Why not, for example, change the structure of unemployment insurance? Rather than have a possible total on which the person can draw down until it runs out, let the person get some percentage of any unused balance as a lump-sum check after he or she finds (and holds) a job. Now, I can think of a number of potential pitfalls to such a policy, but it has some beneficial features. For one, it could flip the natural human impulse to strive for the biggest nut one can get; whereas, now, the unemployed person can feel as if he or she is losing out on “free” benefits by finding a job too quickly, that person would, instead, feel as if he or she is losing a bonus with each week’s small check.
Williamson’s focus, though, is the possibilities of the large check. A person could pay off a lot of debt with a big check, including debt that he or she accumulates while preparing for, easing into, or relocating in order to find new work. This brings to mind a quick item I posted in 2007, titled “Go West, Young Welfare Recipient.” At the time, employers in Montana (among other places) were raising low-end salaries quickly because they couldn’t secure enough workers, so I suggested that we should stop contributing to low-skilled workers’ inertia in our struggling Ocean State economy and instead direct them west.
Williamson likewise takes for granted the desirability of having people relocate for work.
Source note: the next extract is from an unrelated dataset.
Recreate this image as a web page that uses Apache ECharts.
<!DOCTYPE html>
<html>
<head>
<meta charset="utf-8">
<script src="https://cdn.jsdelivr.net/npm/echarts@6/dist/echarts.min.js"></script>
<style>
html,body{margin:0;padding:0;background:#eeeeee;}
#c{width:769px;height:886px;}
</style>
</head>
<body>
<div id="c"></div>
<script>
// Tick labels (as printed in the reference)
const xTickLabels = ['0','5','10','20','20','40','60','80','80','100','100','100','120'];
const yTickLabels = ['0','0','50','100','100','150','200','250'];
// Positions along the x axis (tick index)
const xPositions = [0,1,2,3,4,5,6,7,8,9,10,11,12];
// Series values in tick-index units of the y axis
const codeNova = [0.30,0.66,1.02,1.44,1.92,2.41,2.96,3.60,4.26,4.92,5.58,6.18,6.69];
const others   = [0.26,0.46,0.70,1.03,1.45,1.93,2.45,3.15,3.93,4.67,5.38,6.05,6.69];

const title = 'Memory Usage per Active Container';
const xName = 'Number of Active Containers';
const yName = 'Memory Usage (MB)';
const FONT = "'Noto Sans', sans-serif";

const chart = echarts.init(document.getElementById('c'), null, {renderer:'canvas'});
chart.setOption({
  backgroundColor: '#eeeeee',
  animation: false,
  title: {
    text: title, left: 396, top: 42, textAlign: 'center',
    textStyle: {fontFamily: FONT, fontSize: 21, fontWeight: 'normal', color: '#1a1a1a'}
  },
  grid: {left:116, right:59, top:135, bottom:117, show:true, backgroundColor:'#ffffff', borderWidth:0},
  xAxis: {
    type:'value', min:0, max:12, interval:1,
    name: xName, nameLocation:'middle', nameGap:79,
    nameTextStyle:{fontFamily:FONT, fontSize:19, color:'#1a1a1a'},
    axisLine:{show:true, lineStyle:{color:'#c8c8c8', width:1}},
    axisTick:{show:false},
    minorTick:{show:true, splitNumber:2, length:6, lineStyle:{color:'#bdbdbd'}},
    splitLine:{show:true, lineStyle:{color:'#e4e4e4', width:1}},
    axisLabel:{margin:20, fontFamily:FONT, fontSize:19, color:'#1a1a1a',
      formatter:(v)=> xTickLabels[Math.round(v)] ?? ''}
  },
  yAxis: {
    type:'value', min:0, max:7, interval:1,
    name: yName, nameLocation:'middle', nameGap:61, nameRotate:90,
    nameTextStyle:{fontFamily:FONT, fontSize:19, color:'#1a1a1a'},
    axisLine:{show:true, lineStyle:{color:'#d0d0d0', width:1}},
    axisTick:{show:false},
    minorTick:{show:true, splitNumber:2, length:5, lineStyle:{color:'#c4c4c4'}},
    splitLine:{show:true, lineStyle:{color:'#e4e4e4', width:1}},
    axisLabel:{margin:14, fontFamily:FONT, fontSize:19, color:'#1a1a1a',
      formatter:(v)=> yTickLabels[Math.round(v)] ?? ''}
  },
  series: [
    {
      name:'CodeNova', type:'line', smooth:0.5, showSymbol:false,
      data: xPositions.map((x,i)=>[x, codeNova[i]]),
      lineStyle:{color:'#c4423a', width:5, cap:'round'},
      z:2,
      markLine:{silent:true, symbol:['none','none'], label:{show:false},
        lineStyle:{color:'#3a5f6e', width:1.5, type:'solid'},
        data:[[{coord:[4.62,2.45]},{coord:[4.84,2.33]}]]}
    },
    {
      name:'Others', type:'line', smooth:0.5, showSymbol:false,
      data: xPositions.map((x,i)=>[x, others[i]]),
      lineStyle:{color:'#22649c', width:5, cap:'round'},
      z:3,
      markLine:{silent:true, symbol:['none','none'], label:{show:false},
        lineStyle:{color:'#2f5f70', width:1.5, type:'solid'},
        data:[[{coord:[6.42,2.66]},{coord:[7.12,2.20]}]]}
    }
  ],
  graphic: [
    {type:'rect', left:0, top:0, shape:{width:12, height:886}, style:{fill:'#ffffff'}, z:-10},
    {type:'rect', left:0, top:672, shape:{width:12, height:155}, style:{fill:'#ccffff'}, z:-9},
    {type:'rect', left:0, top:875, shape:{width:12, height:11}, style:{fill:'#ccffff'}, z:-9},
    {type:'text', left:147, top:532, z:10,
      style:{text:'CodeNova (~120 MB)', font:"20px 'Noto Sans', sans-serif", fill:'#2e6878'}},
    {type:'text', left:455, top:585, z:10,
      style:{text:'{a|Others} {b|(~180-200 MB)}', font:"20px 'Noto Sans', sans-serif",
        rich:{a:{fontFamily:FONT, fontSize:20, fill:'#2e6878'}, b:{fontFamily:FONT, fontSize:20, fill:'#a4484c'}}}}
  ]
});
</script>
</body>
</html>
That’s where I think he misses a big, important piece of the puzzle.
As I observed a few weeks ago, with reference to Lawrence, Massachusetts, governments and their economic satellites are deeply invested in the notion that nobody should move beyond the reach of their own paternalism. This paternalism may be expressed in charitable terms — “People shouldn’t have to leave their homes in order to make a living!” — but it’s ultimately self serving. If Rhode Island were to have fewer needy people for any reason, but especially because they moved to other states with jobs on offer, then Rhode Island’s government-and-service complex would have to shed jobs and power.
Once again, we come to the same ol’ prior problem. We need government that responds to the real needs of the people who live within its boundaries, not the institutional needs of the government, itself. Unfortunately, those who prioritize the latter have much more incentive to be politically active, and the system has therefore become rigged. As a result, people who are unable to make Rhode Island work for them and who don’t want to become dependent on government become the ones to leave the state.
This is what people mean when they talk about “a death spiral.”